Eventually though, some semblance of realism set in before we began the hard work of adulthood. But then our 20's and 30's faded into the rearview mirror and we were just beginning to become acquainted with ourselves. Answers to vexing questions like, Why do I keep making the same mistakes? or Why can't I quit (fill in the _____ here)? came and went and came back again. Wash, rinse, repeat.

Ironically, that person we thought we knew best back in our early 20's was the same person we had only a passing familiarity with at the time. All hormonal, mostly engaging our reptilian brains, only the sky - we thought (and not ourselves, heavens no) - seemed to limit us. I distinctly remember thinking my life would be set around 25 years old. I assumed by then I would have the perfect job and complimentary life - the rest would be cocktails and dreams. Thinking back, such clueless idealism cracks me up every time.  

But we all have to cross that threshold - the threshold between what we thought life was going to be like and what life is really about: a competing struggle between Acceptance and Rejection.

1. An acceptance that bad things happen.

2. An acceptance that anything worth having requires work, and lots of it.

3. An acceptance that people will hurt us.

4. An acceptance that we will hurt people.

5. An acceptance that we will lose loved ones and loved ones will lose us.

Sounds like life is one big bummer doesn't it? Hardly. Acceptance has a flipside, a duality - a fierceness for life that comes after acceptance: Rejection.

1. Reject the belief that our best years are behind us.

2. Reject the notion that we can't get better, be better.

3. Reject the idea that we won't love again.

4. Reject the doubt that we aren't as creative as we used to be.

5. Reject the perception that we are no longer improving.

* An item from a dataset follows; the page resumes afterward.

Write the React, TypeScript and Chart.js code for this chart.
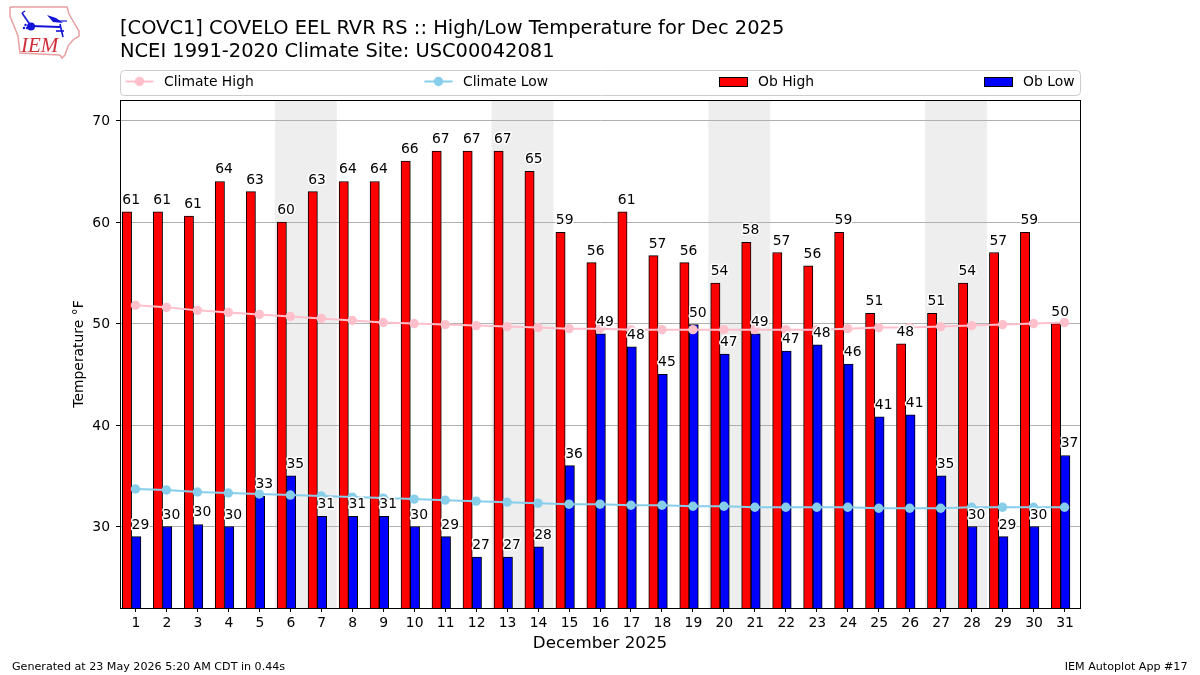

6. Reject the conclusion that life is a struggle - accept that life is a privilege.

What the hell, Bergy? Have you been popping happy pills or what?

That is a very good question. The short answer is no. Still as curmudgeonly as ever. But now I accept that it is just one of the many masks I wear - like we all do. Different parts of who we are assert themselves at different times - helping us survive, cope, endure, enjoy, love.

One of my favorite authors is the Minnesota-born writer and humorist, Garrison Keillor. He observed that we should try to be more cheerful as we descend on middle-age. Being sullen and moody, he remarked, was a mask fit only for young people. Consistently wearing a dark and dour visage as we cross the halfway point only gives off the impression of constipation, not cool complexity.

So raise a glass to Acceptance, Rejection and Regularity - for all of us.